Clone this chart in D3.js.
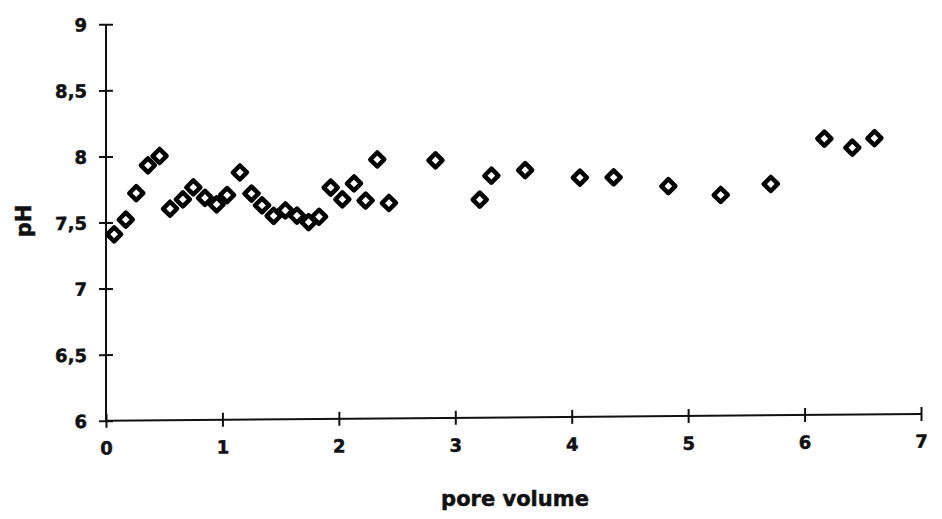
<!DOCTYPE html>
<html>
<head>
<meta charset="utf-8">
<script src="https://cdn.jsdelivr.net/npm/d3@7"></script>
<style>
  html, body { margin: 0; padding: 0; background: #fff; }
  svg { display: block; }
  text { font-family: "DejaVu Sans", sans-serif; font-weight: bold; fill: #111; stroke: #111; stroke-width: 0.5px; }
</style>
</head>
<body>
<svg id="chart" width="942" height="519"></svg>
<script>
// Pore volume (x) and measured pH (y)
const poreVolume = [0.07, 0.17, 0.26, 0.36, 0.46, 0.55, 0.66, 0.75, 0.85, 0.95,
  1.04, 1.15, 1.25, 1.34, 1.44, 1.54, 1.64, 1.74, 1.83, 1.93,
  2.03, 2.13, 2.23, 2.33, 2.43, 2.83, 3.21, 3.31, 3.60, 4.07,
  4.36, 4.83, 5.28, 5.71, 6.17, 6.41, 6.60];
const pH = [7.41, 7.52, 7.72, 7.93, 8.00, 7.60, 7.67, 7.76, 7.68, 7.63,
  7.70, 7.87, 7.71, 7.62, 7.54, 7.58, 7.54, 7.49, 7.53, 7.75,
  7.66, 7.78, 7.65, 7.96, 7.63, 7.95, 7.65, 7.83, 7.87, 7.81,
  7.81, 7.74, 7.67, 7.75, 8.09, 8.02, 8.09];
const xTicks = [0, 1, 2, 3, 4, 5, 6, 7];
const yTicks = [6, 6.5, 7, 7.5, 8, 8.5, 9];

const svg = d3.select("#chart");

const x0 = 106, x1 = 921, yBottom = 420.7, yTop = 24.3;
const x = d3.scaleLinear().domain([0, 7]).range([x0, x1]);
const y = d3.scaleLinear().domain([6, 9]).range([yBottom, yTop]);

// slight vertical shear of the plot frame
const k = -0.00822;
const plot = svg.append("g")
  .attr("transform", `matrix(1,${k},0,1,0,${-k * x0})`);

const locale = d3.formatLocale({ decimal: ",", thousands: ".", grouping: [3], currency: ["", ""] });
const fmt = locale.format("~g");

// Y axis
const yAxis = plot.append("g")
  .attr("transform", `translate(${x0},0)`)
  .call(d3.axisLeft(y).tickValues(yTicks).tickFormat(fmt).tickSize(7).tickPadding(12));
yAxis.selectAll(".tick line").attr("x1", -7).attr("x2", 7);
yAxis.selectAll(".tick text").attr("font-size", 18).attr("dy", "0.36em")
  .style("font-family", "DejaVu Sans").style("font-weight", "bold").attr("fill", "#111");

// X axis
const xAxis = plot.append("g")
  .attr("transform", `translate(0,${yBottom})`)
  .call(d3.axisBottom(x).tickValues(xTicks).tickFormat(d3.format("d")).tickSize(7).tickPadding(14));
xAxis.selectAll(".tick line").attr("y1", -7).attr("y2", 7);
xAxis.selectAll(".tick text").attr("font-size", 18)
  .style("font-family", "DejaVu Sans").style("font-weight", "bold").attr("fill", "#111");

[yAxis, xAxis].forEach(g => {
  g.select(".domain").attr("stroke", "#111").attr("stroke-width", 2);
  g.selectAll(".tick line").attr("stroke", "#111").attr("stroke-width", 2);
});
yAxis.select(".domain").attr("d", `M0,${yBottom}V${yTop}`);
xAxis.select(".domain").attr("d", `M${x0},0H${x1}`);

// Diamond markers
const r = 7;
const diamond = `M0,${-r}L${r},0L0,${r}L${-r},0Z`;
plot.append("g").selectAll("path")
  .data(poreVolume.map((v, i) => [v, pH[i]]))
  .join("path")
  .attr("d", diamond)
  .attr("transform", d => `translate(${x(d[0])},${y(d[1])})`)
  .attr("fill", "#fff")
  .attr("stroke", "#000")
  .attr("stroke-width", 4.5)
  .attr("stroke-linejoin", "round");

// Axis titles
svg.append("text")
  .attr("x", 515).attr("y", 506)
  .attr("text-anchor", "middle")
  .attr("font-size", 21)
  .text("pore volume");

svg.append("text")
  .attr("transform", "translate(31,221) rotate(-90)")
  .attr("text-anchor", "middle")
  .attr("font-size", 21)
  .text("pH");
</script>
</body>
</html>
————————
» The request
Leave out the pictures and restate everything else word for word.

» Response to this task
Clone this chart in D3.js.
<!DOCTYPE html>
<html>
<head>
<meta charset="utf-8">
<script src="https://cdn.jsdelivr.net/npm/d3@7"></script>
<style>
  html, body { margin: 0; padding: 0; background: #fff; }
  svg { display: block; }
  text { font-family: "DejaVu Sans", sans-serif; font-weight: bold; fill: #111; stroke: #111; stroke-width: 0.5px; }
</style>
</head>
<body>
<svg id="chart" width="942" height="519"></svg>
<script>
// Pore volume (x) and measured pH (y)
const poreVolume = [0.07, 0.17, 0.26, 0.36, 0.46, 0.55, 0.66, 0.75, 0.85, 0.95,
  1.04, 1.15, 1.25, 1.34, 1.44, 1.54, 1.64, 1.74, 1.83, 1.93,
  2.03, 2.13, 2.23, 2.33, 2.43, 2.83, 3.21, 3.31, 3.60, 4.07,
  4.36, 4.83, 5.28, 5.71, 6.17, 6.41, 6.60];
const pH = [7.41, 7.52, 7.72, 7.93, 8.00, 7.60, 7.67, 7.76, 7.68, 7.63,
  7.70, 7.87, 7.71, 7.62, 7.54, 7.58, 7.54, 7.49, 7.53, 7.75,
  7.66, 7.78, 7.65, 7.96, 7.63, 7.95, 7.65, 7.83, 7.87, 7.81,
  7.81, 7.74, 7.67, 7.75, 8.09, 8.02, 8.09];
const xTicks = [0, 1, 2, 3, 4, 5, 6, 7];
const yTicks = [6, 6.5, 7, 7.5, 8, 8.5, 9];

const svg = d3.select("#chart");

const x0 = 106, x1 = 921, yBottom = 420.7, yTop = 24.3;
const x = d3.scaleLinear().domain([0, 7]).range([x0, x1]);
const y = d3.scaleLinear().domain([6, 9]).range([yBottom, yTop]);

// slight vertical shear of the plot frame
const k = -0.00822;
const plot = svg.append("g")
  .attr("transform", `matrix(1,${k},0,1,0,${-k * x0})`);

const locale = d3.formatLocale({ decimal: ",", thousands: ".", grouping: [3], currency: ["", ""] });
const fmt = locale.format("~g");

// Y axis
const yAxis = plot.append("g")
  .attr("transform", `translate(${x0},0)`)
  .call(d3.axisLeft(y).tickValues(yTicks).tickFormat(fmt).tickSize(7).tickPadding(12));
yAxis.selectAll(".tick line").attr("x1", -7).attr("x2", 7);
yAxis.selectAll(".tick text").attr("font-size", 18).attr("dy", "0.36em")
  .style("font-family", "DejaVu Sans").style("font-weight", "bold").attr("fill", "#111");

// X axis
const xAxis = plot.append("g")
  .attr("transform", `translate(0,${yBottom})`)
  .call(d3.axisBottom(x).tickValues(xTicks).tickFormat(d3.format("d")).tickSize(7).tickPadding(14));
xAxis.selectAll(".tick line").attr("y1", -7).attr("y2", 7);
xAxis.selectAll(".tick text").attr("font-size", 18)
  .style("font-family", "DejaVu Sans").style("font-weight", "bold").attr("fill", "#111");

[yAxis, xAxis].forEach(g => {
  g.select(".domain").attr("stroke", "#111").attr("stroke-width", 2);
  g.selectAll(".tick line").attr("stroke", "#111").attr("stroke-width", 2);
});
yAxis.select(".domain").attr("d", `M0,${yBottom}V${yTop}`);
xAxis.select(".domain").attr("d", `M${x0},0H${x1}`);

// Diamond markers
const r = 7;
const diamond = `M0,${-r}L${r},0L0,${r}L${-r},0Z`;
plot.append("g").selectAll("path")
  .data(poreVolume.map((v, i) => [v, pH[i]]))
  .join("path")
  .attr("d", diamond)
  .attr("transform", d => `translate(${x(d[0])},${y(d[1])})`)
  .attr("fill", "#fff")
  .attr("stroke", "#000")
  .attr("stroke-width", 4.5)
  .attr("stroke-linejoin", "round");

// Axis titles
svg.append("text")
  .attr("x", 515).attr("y", 506)
  .attr("text-anchor", "middle")
  .attr("font-size", 21)
  .text("pore volume");

svg.append("text")
  .attr("transform", "translate(31,221) rotate(-90)")
  .attr("text-anchor", "middle")
  .attr("font-size", 21)
  .text("pH");
</script>
</body>
</html>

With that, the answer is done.